Finalement relaxée en novembre 2018 en appel des accusations de dénonciation mensongère à son encontre, Maureen Kearney dit, dans la vraie vie, « ne plus croire » dans la justice. D’après Isabelle Huppert, interrogée en marge de la sortie du film, pour Maureen Kearney c’est « double peine ». « Non seulement ce qu’elle a subi, mais aussi le fait qu’on ne la croit pas », commente l’actrice de 69 ans au micro de RTL, vendredi 24 février.

Dénoncées et médiatisées depuis plusieurs années, les failles de la justice en matière de violences faites aux femmes sont au cœur de La syndicaliste. À commencer par les dialogues. « Arrêtez de faire passer une victime pour une coupable », demande une gendarme à ses collègues. « Parce qu’elle a été victime d’un viol à 20 ans, elle en aurait inventé un autre ? » s’interroge l’avocate de la déléguée syndicale. Elle ajoute : « La bonne victime n’existe pas. »

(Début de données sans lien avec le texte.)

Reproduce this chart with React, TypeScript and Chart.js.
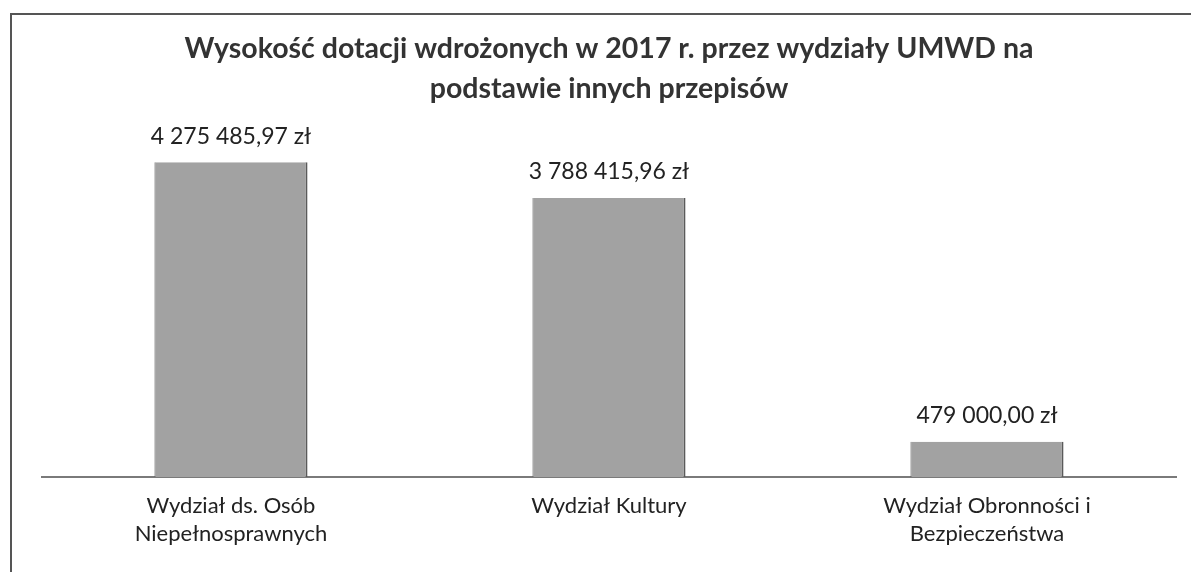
import React, { useEffect, useRef } from "react";
import { Chart, registerables } from "chart.js";

Chart.register(...registerables);

const titleLines = [
  "Wysokość dotacji wdrożonych w 2017 r. przez wydziały UMWD na",
  "podstawie innych przepisów",
];
const categories = [
  ["Wydział ds. Osób", "Niepełnosprawnych"],
  ["Wydział Kultury"],
  ["Wydział Obronności i", "Bezpieczeństwa"],
];
const values = [4275485.97, 3788415.96, 479000.0];
const yMax = 5000000;

function formatPLN(v: number): string {
  const [intPart, dec] = v.toFixed(2).split(".");
  const grouped = intPart.replace(/\B(?=(\d{3})+(?!\d))/g, " ");
  return `${grouped},${dec} zł`;
}

const FONT = "Lato, 'Open Sans', sans-serif";

const valueLabels = {
  id: "valueLabels",
  afterDatasetsDraw(chart: any) {
    const { ctx } = chart;
    const meta = chart.getDatasetMeta(0);
    ctx.save();
    ctx.font = `23px ${FONT}`;
    ctx.fillStyle = "#222222";
    ctx.textAlign = "center";
    ctx.textBaseline = "middle";
    meta.data.forEach((bar: any, i: number) => {
      ctx.fillText(formatPLN(values[i]), bar.x, bar.y - 26);
    });
    ctx.restore();
  },
};

export default function App() {
  const ref = useRef<HTMLCanvasElement>(null);

  useEffect(() => {
    if (!ref.current) return;
    const chart = new Chart(ref.current, {
      type: "bar",
      data: {
        labels: categories,
        datasets: [
          {
            data: values,
            backgroundColor: "#a2a2a2",
            borderColor: "#5a5a5a",
            borderWidth: { left: 1, right: 2, top: 0, bottom: 0 },
            borderSkipped: false,
            categoryPercentage: 1,
            barPercentage: 0.405,
          },
        ],
      },
      options: {
        animation: false,
        responsive: false,
        maintainAspectRatio: false,
        layout: { padding: { left: 30, right: 15, bottom: 15, top: 0 } },
        plugins: {
          legend: { display: false },
          tooltip: { enabled: false },
          title: {
            display: true,
            text: titleLines,
            color: "#333333",
            font: { family: FONT, size: 28.5, weight: "bold", lineHeight: 1.4 },
            padding: { top: 14, bottom: 0 },
          },
        },
        scales: {
          y: { display: false, min: 0, max: yMax },
          x: {
            grid: { display: false, drawTicks: false },
            border: { display: true, color: "#7a7a7a", width: 2 },
            ticks: {
              color: "#222222",
              font: { family: FONT, size: 22, lineHeight: 1.27 },
              padding: 15,
              maxRotation: 0,
              autoSkip: false,
            },
            afterFit: (s: any) => {
              s.height = 80;
            },
          },
        },
      },
      plugins: [valueLabels],
    });
    return () => chart.destroy();
  }, []);

  return (
    <div
      style={{
        position: "absolute",
        left: 10,
        top: 13,
        width: 1179,
        height: 557,
        borderTop: "2px solid #555",
        borderLeft: "2px solid #555",
        background: "#fff",
      }}
    >
      <canvas ref={ref} width={1179} height={557} style={{ display: "block" }} />
    </div>
  );
}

Une grande partie du film est fidèle à ce qui s’est passé, précise Jean-Paul Salomé dans les notes de production. « Certains dialogues sont exacts au mot près, notamment ce que l’on entend au cours des deux procès, assure le réalisateur. Ce souci de la vérité a été l’un des axes de travail de toute l’équipe. »

L’acharnement de Pierre Deladonchamps, qui incarne l’adjudant persuadé que Maureen Kearney ment, interroge. « Cela arrangeait tout le monde de se dire que cette femme était folle, mythomane, qu’elle avait tout inventé », poursuit Jean-Paul Salomé. Il prend l’exemple d’un récent documentaire sur l’affaire Grégory, dans lequel un policier raconte avoir soupçonné la mère parce qu’elle portait un pull noir moulant. « Inacceptable d’une femme qui vient de perdre son enfant », imagine le cinéaste avec sarcasme.

Les violences gynécologiques

D’après lui, le cas de Maureen Kearney aurait peut-être été un peu différent dix ans plus tard. Peut-être aurait-elle rencontré davantage de femmes au cours de l’enquête, se dit-il. Peut-être aurait-elle aussi échappé aux violences gynécologiques qu’elle a subies au cours de cette même enquête. Les trois examens réalisés en une semaine, y compris la reconstitution d’un manche de couteau dans son vagin, apparaissent à l’écran. Ils laissent sans voix.

« J’ai pleuré, pleuré, a confié la véritable Maureen Kearney par la suite. Dans ma tête, je criais, je hurlais ’à l’aide’. J’étais examinée comme un animal qu’on amène chez le vétérinaire, et uniquement par des hommes. »

Entre 2012 et 2018, les nouveaux avocats de l’ex-accusée ont finalement découvert que des traces d’ADN étrangères ont été trouvées sur le lieu du crime. Elles auraient été perdues au cours de l’enquête, apprend-on dans un épisode des Pieds sur terre, sur France Culture, dédié à l’affaire. « Toutes les pistes n’ont pas été suivies », selon Jean-Paul Salomé, qui s’appuie sur l’enquête de Caroline Michel-Aguirre. Le coupable n’a jamais été retrouvé et Maureen Kearney n’a pas souhaité poursuivre la procédure pour viol. Comme neuf victimes de viol sur dix en France, elle n’a pas porté plainte.